A Passenger to Bali (1950)



Even by Mill Creek's less-than-rigorous-standards, this "film" is a perplexing inclusion in the Chilling Classic box set.  For one thing, it's not a film.  It's an episode of a TV show called Studio One, which presented one-hour screen adaptations of novels and short stories.  The show was sponsored by Westinghouse, and the episode still includes the comically earnest and unconsciously sexist Westinghouse adverts of the time ("A gal's best friend is her refrigerator!").

The plot of the episode is that the captain of a small cargo ship finds himself persuaded to take a passenger at short notice.  The man purports to be a Dutch missionary, travelling to Bali to bring his Christian message to the local people.  His transparent eagerness to get a ship immediately should be something of a warning, but the captain allows him to come aboard.

If we are to believe later dialogue, the captain's decision is motivated by compassion.  If so, he soon has reason to rue his soft-heartedness.  His passenger is not a missionary, but an anarchist revolutionary, and none of the colonial governments of the region will accept him ashore.  The ship is barred from all ports, becoming a latter day Flying Dutchman.  I don't know if the anarchist's assumed nationality was a deliberate link to the famous ghost ship, but it'd be a bit sad if it were an accident, given how often they mention it.

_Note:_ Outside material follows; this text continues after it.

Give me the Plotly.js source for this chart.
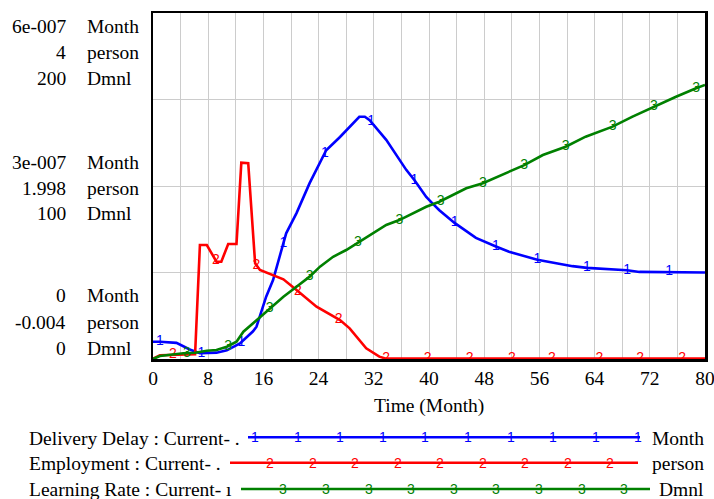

The performances in this are decent enough, though the production values in other respects are obviously quite cheap.  The sets are few and spartan, to say the least.  But it's mostly the script that's an issue.  Even setting aside the casual racism it displays as a product of the time it was made, we're left with a pretty weak story.  There are literally thousands of islands in South East Asia, and I find it very unlikely that the captain couldn't be rid of his unwelcome passenger if he really wanted to be: simply put him ashore at some tiny bay.

Harmless, but not memorable in any way.  Well, except for the dreadful adverts.